Soap in water (b) is an example of an associated colloid.

Step-by-step solution

Understand Types of Colloids

Colloids are substances that are dispersed evenly throughout another substance. There are two types of colloids: lyophobic (solvent hating) and lyophilic (solvent loving). Understanding the types is essential before identifying which one is an associated colloid.

Define Associated Colloids

Associated colloids, also known as micelles, are formed when surfactant molecules at a certain concentration (called the critical micelle concentration) aggregate into larger colloidal-sized particles. Soap forms such colloids in water.

Identify the Associated Colloid

By comparing the options with the definition of associated colloids, we can determine that soap in water forms micelles and hence is an example of an associated colloid.

Key concepts

Colloids

Imagine mixing two substances together, but instead of fully combining like sugar in tea, they form a sort of 'mini-mixture' where tiny particles of one substance float around within the other. That's what we call a colloid. In the kitchen, mayonnaise is a common example, where oil particles are dispersed in water. But it's not just about food; colloids are all around us, from fog to paint.

In the context of our problem, colloids involve one substance (commonly known as the dispersed phase) being distributed evenly within another substance (the continuous phase). The size of these particles is crucial; they're bigger than those in a solution, but small enough not to settle out under gravity. Because of the colloids' stability, they don't separate easily, which is why fog doesn't just 'split' back into water and air.

Critical Micelle Concentration

Ever wondered why detergents clean better when you use just the right amount? That's where the critical micelle concentration (CMC) comes in. CMC is a bit like the 'Goldilocks zone' for soapy water. Below this concentration, the soap molecules simply float around solo, but when you reach this magic number, they start gathering into tiny clusters called micelles.

In our exercise, we're focusing on surfactant molecules, which have a unique talent: one end loves water (hydrophilic) and the other hates it (hydrophobic). At the CMC, these molecules assemble with their hydrophobic tails inwards and their hydrophilic heads outwards. This assembly forms micelles, which can trap oils and dirts inside, allowing them to be rinsed away with water. It's fascinating because this process turns a bunch of single surfactant molecules into a sophisticated team that's really good at cleaning.

Surfactant Molecules

Surfactant molecules are like the Swiss Army knives of the molecular world. They are active substances that drastically reduce the surface tension of liquids. Because they're ambidextrous with water — one side adores it, and the other side avoids it — they make things like detergents, shampoos, and emulsifiers incredibly effective.

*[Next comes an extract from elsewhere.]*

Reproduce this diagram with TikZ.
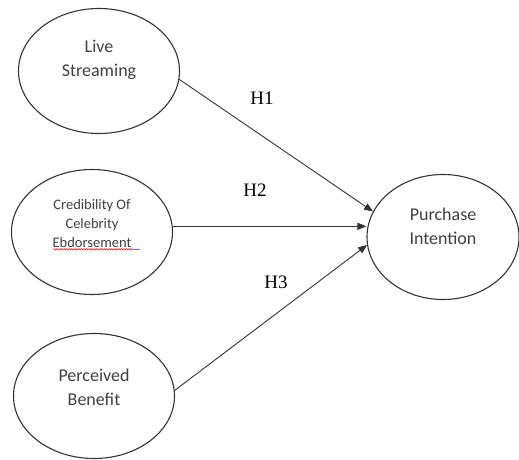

In our exercise, surfactant molecules are the reason why soap becomes an associated colloid in water. When you reach the critical micelle concentration, these molecules stop being loners and start forming groups, with tails tucked away from the water, creating a shielded environment. Think of it as a micro-tactic to tackle grime: inside the micelle, all things oily and dirty are captured, and the outer water-loving parts make sure the whole package is washable. Thanks to these tiny chemistry heroes, we can remove unwanted substances from various surfaces and enjoy the feeling of cleanliness.